GOAL =>
Word for word, print each line of the listing below; pictures stay out.
=== DATASET EXTRACT ===
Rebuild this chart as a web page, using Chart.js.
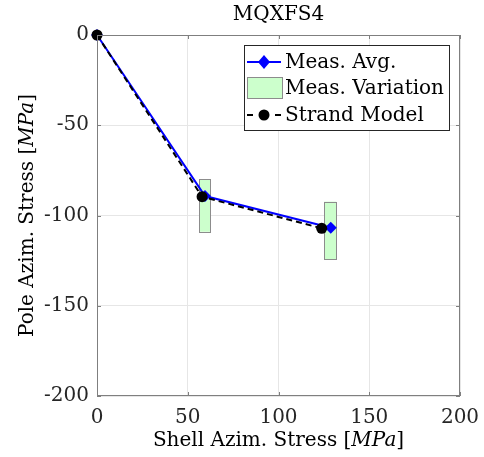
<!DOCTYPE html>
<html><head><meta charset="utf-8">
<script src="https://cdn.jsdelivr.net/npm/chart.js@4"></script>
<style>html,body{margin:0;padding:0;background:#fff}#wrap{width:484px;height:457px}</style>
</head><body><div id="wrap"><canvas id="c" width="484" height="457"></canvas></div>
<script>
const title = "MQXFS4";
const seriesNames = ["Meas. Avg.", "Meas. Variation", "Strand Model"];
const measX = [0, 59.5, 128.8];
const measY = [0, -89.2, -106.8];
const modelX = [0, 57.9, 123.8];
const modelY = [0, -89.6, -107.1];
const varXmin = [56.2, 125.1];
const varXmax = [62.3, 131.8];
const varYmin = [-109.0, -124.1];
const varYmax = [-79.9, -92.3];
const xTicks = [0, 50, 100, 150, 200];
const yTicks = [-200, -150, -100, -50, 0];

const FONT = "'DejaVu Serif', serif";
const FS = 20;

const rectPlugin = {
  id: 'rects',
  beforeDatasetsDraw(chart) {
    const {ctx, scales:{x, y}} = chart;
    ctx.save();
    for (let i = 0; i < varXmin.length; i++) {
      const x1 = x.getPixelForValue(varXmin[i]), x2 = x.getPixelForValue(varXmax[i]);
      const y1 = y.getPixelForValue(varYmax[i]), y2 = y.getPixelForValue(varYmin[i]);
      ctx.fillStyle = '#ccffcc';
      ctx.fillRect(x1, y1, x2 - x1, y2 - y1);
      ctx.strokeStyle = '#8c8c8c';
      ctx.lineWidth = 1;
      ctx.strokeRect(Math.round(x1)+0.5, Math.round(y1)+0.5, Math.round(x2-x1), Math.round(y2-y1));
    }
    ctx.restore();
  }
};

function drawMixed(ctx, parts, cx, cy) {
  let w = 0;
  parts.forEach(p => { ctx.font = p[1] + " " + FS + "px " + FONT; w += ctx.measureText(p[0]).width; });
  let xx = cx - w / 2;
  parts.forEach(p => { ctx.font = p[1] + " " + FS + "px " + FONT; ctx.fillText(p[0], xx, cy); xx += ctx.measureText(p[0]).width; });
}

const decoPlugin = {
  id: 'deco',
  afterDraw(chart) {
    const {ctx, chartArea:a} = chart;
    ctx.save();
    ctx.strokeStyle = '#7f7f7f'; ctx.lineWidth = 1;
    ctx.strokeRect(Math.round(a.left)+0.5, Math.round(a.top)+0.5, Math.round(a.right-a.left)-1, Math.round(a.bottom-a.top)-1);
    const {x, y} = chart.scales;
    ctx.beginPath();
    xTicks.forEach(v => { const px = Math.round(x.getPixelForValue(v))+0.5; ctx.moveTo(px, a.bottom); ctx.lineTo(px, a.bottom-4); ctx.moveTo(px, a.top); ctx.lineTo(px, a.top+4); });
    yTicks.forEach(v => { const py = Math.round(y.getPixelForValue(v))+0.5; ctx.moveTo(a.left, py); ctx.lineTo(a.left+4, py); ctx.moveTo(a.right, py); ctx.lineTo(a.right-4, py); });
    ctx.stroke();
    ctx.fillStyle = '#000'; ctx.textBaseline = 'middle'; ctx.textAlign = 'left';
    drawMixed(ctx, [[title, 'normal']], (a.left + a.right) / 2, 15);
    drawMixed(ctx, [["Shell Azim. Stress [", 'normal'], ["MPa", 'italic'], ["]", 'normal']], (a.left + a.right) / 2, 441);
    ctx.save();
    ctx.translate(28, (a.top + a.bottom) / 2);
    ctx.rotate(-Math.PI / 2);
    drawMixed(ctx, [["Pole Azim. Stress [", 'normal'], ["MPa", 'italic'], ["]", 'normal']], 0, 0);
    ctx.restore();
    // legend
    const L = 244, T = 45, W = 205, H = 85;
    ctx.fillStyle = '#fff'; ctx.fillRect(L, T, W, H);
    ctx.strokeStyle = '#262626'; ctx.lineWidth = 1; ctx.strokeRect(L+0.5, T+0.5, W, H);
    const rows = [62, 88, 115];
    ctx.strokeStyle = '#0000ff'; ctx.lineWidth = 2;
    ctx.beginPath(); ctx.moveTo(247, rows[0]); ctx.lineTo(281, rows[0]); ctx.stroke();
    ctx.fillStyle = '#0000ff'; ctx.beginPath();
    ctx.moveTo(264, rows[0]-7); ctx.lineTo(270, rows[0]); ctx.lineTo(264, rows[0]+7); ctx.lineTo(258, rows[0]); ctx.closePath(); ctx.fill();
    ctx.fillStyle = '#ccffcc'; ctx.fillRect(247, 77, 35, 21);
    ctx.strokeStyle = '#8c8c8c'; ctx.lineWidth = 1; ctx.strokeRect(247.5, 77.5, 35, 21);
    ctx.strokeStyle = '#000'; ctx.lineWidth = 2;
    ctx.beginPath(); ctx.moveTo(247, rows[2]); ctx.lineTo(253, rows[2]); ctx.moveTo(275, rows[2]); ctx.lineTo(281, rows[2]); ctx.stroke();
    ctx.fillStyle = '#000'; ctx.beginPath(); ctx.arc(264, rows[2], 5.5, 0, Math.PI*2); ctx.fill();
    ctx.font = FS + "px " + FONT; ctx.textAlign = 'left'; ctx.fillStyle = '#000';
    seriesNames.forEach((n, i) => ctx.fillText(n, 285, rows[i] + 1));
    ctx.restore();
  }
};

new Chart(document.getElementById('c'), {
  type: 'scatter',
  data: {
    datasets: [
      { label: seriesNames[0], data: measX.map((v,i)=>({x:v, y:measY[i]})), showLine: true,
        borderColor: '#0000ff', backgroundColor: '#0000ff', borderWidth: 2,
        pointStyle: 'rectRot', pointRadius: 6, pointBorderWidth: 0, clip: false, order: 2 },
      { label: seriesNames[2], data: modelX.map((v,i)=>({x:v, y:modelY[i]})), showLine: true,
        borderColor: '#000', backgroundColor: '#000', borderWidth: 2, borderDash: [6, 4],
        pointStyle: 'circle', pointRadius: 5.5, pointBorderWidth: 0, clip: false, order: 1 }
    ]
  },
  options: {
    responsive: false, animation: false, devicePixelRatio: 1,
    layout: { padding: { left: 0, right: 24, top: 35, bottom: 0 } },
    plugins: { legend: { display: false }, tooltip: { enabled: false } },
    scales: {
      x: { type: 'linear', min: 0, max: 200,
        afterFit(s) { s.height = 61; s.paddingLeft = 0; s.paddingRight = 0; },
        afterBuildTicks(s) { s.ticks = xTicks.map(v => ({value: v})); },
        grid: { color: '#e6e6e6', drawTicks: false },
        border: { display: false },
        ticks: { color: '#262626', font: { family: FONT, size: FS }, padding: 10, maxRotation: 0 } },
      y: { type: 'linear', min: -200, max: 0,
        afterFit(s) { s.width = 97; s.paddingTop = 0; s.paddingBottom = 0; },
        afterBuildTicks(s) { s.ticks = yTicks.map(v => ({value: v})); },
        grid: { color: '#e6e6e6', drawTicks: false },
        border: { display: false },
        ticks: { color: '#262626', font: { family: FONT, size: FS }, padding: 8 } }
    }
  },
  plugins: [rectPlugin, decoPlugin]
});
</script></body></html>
===
ANSWER TO THIS EXERCISE =>
Rebuild this chart as a web page, using Chart.js.
<!DOCTYPE html>
<html><head><meta charset="utf-8">
<script src="https://cdn.jsdelivr.net/npm/chart.js@4"></script>
<style>html,body{margin:0;padding:0;background:#fff}#wrap{width:484px;height:457px}</style>
</head><body><div id="wrap"><canvas id="c" width="484" height="457"></canvas></div>
<script>
const title = "MQXFS4";
const seriesNames = ["Meas. Avg.", "Meas. Variation", "Strand Model"];
const measX = [0, 59.5, 128.8];
const measY = [0, -89.2, -106.8];
const modelX = [0, 57.9, 123.8];
const modelY = [0, -89.6, -107.1];
const varXmin = [56.2, 125.1];
const varXmax = [62.3, 131.8];
const varYmin = [-109.0, -124.1];
const varYmax = [-79.9, -92.3];
const xTicks = [0, 50, 100, 150, 200];
const yTicks = [-200, -150, -100, -50, 0];

const FONT = "'DejaVu Serif', serif";
const FS = 20;

const rectPlugin = {
  id: 'rects',
  beforeDatasetsDraw(chart) {
    const {ctx, scales:{x, y}} = chart;
    ctx.save();
    for (let i = 0; i < varXmin.length; i++) {
      const x1 = x.getPixelForValue(varXmin[i]), x2 = x.getPixelForValue(varXmax[i]);
      const y1 = y.getPixelForValue(varYmax[i]), y2 = y.getPixelForValue(varYmin[i]);
      ctx.fillStyle = '#ccffcc';
      ctx.fillRect(x1, y1, x2 - x1, y2 - y1);
      ctx.strokeStyle = '#8c8c8c';
      ctx.lineWidth = 1;
      ctx.strokeRect(Math.round(x1)+0.5, Math.round(y1)+0.5, Math.round(x2-x1), Math.round(y2-y1));
    }
    ctx.restore();
  }
};

function drawMixed(ctx, parts, cx, cy) {
  let w = 0;
  parts.forEach(p => { ctx.font = p[1] + " " + FS + "px " + FONT; w += ctx.measureText(p[0]).width; });
  let xx = cx - w / 2;
  parts.forEach(p => { ctx.font = p[1] + " " + FS + "px " + FONT; ctx.fillText(p[0], xx, cy); xx += ctx.measureText(p[0]).width; });
}

const decoPlugin = {
  id: 'deco',
  afterDraw(chart) {
    const {ctx, chartArea:a} = chart;
    ctx.save();
    ctx.strokeStyle = '#7f7f7f'; ctx.lineWidth = 1;
    ctx.strokeRect(Math.round(a.left)+0.5, Math.round(a.top)+0.5, Math.round(a.right-a.left)-1, Math.round(a.bottom-a.top)-1);
    const {x, y} = chart.scales;
    ctx.beginPath();
    xTicks.forEach(v => { const px = Math.round(x.getPixelForValue(v))+0.5; ctx.moveTo(px, a.bottom); ctx.lineTo(px, a.bottom-4); ctx.moveTo(px, a.top); ctx.lineTo(px, a.top+4); });
    yTicks.forEach(v => { const py = Math.round(y.getPixelForValue(v))+0.5; ctx.moveTo(a.left, py); ctx.lineTo(a.left+4, py); ctx.moveTo(a.right, py); ctx.lineTo(a.right-4, py); });
    ctx.stroke();
    ctx.fillStyle = '#000'; ctx.textBaseline = 'middle'; ctx.textAlign = 'left';
    drawMixed(ctx, [[title, 'normal']], (a.left + a.right) / 2, 15);
    drawMixed(ctx, [["Shell Azim. Stress [", 'normal'], ["MPa", 'italic'], ["]", 'normal']], (a.left + a.right) / 2, 441);
    ctx.save();
    ctx.translate(28, (a.top + a.bottom) / 2);
    ctx.rotate(-Math.PI / 2);
    drawMixed(ctx, [["Pole Azim. Stress [", 'normal'], ["MPa", 'italic'], ["]", 'normal']], 0, 0);
    ctx.restore();
    // legend
    const L = 244, T = 45, W = 205, H = 85;
    ctx.fillStyle = '#fff'; ctx.fillRect(L, T, W, H);
    ctx.strokeStyle = '#262626'; ctx.lineWidth = 1; ctx.strokeRect(L+0.5, T+0.5, W, H);
    const rows = [62, 88, 115];
    ctx.strokeStyle = '#0000ff'; ctx.lineWidth = 2;
    ctx.beginPath(); ctx.moveTo(247, rows[0]); ctx.lineTo(281, rows[0]); ctx.stroke();
    ctx.fillStyle = '#0000ff'; ctx.beginPath();
    ctx.moveTo(264, rows[0]-7); ctx.lineTo(270, rows[0]); ctx.lineTo(264, rows[0]+7); ctx.lineTo(258, rows[0]); ctx.closePath(); ctx.fill();
    ctx.fillStyle = '#ccffcc'; ctx.fillRect(247, 77, 35, 21);
    ctx.strokeStyle = '#8c8c8c'; ctx.lineWidth = 1; ctx.strokeRect(247.5, 77.5, 35, 21);
    ctx.strokeStyle = '#000'; ctx.lineWidth = 2;
    ctx.beginPath(); ctx.moveTo(247, rows[2]); ctx.lineTo(253, rows[2]); ctx.moveTo(275, rows[2]); ctx.lineTo(281, rows[2]); ctx.stroke();
    ctx.fillStyle = '#000'; ctx.beginPath(); ctx.arc(264, rows[2], 5.5, 0, Math.PI*2); ctx.fill();
    ctx.font = FS + "px " + FONT; ctx.textAlign = 'left'; ctx.fillStyle = '#000';
    seriesNames.forEach((n, i) => ctx.fillText(n, 285, rows[i] + 1));
    ctx.restore();
  }
};

new Chart(document.getElementById('c'), {
  type: 'scatter',
  data: {
    datasets: [
      { label: seriesNames[0], data: measX.map((v,i)=>({x:v, y:measY[i]})), showLine: true,
        borderColor: '#0000ff', backgroundColor: '#0000ff', borderWidth: 2,
        pointStyle: 'rectRot', pointRadius: 6, pointBorderWidth: 0, clip: false, order: 2 },
      { label: seriesNames[2], data: modelX.map((v,i)=>({x:v, y:modelY[i]})), showLine: true,
        borderColor: '#000', backgroundColor: '#000', borderWidth: 2, borderDash: [6, 4],
        pointStyle: 'circle', pointRadius: 5.5, pointBorderWidth: 0, clip: false, order: 1 }
    ]
  },
  options: {
    responsive: false, animation: false, devicePixelRatio: 1,
    layout: { padding: { left: 0, right: 24, top: 35, bottom: 0 } },
    plugins: { legend: { display: false }, tooltip: { enabled: false } },
    scales: {
      x: { type: 'linear', min: 0, max: 200,
        afterFit(s) { s.height = 61; s.paddingLeft = 0; s.paddingRight = 0; },
        afterBuildTicks(s) { s.ticks = xTicks.map(v => ({value: v})); },
        grid: { color: '#e6e6e6', drawTicks: false },
        border: { display: false },
        ticks: { color: '#262626', font: { family: FONT, size: FS }, padding: 10, maxRotation: 0 } },
      y: { type: 'linear', min: -200, max: 0,
        afterFit(s) { s.width = 97; s.paddingTop = 0; s.paddingBottom = 0; },
        afterBuildTicks(s) { s.ticks = yTicks.map(v => ({value: v})); },
        grid: { color: '#e6e6e6', drawTicks: false },
        border: { display: false },
        ticks: { color: '#262626', font: { family: FONT, size: FS }, padding: 8 } }
    }
  },
  plugins: [rectPlugin, decoPlugin]
});
</script></body></html>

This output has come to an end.